- Required work -
Starting at the first line of the data below, write out each line exactly until you reach the line containing "10.7, 16.8, 9.7];", and include that line too.

- Data -
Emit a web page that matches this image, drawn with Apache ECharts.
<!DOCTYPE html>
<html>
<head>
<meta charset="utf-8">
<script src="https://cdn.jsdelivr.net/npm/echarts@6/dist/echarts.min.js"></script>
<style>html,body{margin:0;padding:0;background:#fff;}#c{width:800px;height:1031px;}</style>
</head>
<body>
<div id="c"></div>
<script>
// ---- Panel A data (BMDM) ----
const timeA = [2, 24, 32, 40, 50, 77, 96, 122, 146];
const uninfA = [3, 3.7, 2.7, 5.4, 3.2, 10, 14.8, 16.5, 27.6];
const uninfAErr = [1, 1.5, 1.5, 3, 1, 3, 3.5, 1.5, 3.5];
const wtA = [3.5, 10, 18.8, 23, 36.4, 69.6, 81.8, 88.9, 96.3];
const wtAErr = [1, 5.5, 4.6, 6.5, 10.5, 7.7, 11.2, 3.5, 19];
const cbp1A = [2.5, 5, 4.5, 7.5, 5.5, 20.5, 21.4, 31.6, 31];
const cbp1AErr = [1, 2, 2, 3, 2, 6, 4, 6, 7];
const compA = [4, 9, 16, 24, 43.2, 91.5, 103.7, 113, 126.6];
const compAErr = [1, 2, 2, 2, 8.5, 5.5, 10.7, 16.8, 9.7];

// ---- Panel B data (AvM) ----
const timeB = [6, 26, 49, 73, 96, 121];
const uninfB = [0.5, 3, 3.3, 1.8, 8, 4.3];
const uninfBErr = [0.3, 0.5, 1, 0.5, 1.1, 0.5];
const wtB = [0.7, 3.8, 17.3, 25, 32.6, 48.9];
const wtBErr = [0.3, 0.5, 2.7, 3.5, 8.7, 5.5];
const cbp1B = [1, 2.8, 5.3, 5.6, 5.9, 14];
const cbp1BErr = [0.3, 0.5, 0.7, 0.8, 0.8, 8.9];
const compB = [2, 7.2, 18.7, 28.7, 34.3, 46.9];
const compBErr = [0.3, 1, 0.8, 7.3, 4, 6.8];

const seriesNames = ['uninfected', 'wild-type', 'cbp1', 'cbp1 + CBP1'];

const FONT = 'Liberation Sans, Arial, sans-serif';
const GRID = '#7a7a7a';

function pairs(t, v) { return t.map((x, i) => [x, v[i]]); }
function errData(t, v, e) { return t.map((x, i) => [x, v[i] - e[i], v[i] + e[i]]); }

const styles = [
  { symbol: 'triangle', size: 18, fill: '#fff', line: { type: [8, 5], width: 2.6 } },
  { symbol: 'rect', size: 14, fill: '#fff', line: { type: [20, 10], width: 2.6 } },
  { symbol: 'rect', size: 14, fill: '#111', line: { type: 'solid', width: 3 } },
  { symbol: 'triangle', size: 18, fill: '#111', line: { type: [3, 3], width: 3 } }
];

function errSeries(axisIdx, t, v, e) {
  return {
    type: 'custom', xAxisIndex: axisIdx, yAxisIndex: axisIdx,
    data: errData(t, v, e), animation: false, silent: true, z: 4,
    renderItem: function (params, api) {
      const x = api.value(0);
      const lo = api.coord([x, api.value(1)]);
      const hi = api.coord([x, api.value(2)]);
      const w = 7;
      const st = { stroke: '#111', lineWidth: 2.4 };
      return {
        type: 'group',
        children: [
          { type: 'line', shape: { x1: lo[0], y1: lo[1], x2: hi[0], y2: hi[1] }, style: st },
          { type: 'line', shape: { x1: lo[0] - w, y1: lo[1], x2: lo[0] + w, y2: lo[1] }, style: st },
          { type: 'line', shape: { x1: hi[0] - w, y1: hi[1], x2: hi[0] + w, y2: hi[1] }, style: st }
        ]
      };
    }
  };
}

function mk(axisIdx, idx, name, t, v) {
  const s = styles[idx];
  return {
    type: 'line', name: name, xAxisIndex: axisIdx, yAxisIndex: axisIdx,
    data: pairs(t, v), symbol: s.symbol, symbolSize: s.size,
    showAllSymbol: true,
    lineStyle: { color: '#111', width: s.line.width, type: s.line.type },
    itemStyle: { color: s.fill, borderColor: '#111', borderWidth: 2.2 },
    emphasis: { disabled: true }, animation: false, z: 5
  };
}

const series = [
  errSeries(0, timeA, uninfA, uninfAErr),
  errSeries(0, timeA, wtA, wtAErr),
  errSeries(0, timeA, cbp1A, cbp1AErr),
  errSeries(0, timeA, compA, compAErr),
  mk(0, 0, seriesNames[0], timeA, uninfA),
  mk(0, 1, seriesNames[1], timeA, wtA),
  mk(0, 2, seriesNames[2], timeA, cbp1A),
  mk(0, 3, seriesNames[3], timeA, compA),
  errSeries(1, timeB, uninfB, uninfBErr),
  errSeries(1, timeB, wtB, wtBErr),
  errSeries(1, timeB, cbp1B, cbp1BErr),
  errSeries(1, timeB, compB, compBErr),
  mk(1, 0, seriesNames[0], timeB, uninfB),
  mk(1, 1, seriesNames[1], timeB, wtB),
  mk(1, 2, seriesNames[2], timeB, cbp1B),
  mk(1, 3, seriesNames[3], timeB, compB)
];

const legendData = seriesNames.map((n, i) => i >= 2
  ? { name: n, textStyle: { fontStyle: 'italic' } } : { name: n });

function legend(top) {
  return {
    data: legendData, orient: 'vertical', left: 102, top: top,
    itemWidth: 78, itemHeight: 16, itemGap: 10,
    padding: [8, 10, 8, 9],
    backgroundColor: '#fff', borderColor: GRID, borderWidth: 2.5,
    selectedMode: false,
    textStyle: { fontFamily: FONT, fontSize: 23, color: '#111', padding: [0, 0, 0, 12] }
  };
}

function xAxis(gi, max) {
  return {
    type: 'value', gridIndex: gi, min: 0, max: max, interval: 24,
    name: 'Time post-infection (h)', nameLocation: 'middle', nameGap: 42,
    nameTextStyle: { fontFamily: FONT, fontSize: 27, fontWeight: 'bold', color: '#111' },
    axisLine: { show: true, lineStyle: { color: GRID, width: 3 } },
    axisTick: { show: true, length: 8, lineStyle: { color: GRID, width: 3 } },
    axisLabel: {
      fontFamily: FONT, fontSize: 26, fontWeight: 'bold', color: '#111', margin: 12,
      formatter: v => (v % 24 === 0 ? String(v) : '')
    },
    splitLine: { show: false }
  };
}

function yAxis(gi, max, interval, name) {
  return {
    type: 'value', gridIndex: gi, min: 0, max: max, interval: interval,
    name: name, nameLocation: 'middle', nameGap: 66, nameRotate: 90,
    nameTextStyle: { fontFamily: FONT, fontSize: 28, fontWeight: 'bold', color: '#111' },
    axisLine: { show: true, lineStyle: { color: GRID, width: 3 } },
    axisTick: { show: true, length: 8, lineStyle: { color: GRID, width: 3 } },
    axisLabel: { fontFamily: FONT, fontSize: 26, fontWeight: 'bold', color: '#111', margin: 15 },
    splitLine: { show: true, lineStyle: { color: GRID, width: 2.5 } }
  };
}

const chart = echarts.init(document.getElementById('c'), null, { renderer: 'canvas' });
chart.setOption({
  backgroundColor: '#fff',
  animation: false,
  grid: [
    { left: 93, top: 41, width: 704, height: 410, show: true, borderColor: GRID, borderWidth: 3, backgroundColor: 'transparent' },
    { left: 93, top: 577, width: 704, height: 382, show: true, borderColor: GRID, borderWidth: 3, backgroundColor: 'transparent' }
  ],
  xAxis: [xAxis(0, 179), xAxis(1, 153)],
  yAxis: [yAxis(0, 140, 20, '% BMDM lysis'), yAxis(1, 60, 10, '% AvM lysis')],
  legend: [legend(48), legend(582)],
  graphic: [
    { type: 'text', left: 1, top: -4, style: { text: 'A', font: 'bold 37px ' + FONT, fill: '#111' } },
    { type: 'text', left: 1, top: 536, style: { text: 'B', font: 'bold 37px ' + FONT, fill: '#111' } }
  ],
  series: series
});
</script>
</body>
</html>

- Correct response -
Emit a web page that matches this image, drawn with Apache ECharts.
<!DOCTYPE html>
<html>
<head>
<meta charset="utf-8">
<script src="https://cdn.jsdelivr.net/npm/echarts@6/dist/echarts.min.js"></script>
<style>html,body{margin:0;padding:0;background:#fff;}#c{width:800px;height:1031px;}</style>
</head>
<body>
<div id="c"></div>
<script>
// ---- Panel A data (BMDM) ----
const timeA = [2, 24, 32, 40, 50, 77, 96, 122, 146];
const uninfA = [3, 3.7, 2.7, 5.4, 3.2, 10, 14.8, 16.5, 27.6];
const uninfAErr = [1, 1.5, 1.5, 3, 1, 3, 3.5, 1.5, 3.5];
const wtA = [3.5, 10, 18.8, 23, 36.4, 69.6, 81.8, 88.9, 96.3];
const wtAErr = [1, 5.5, 4.6, 6.5, 10.5, 7.7, 11.2, 3.5, 19];
const cbp1A = [2.5, 5, 4.5, 7.5, 5.5, 20.5, 21.4, 31.6, 31];
const cbp1AErr = [1, 2, 2, 3, 2, 6, 4, 6, 7];
const compA = [4, 9, 16, 24, 43.2, 91.5, 103.7, 113, 126.6];
const compAErr = [1, 2, 2, 2, 8.5, 5.5, 10.7, 16.8, 9.7];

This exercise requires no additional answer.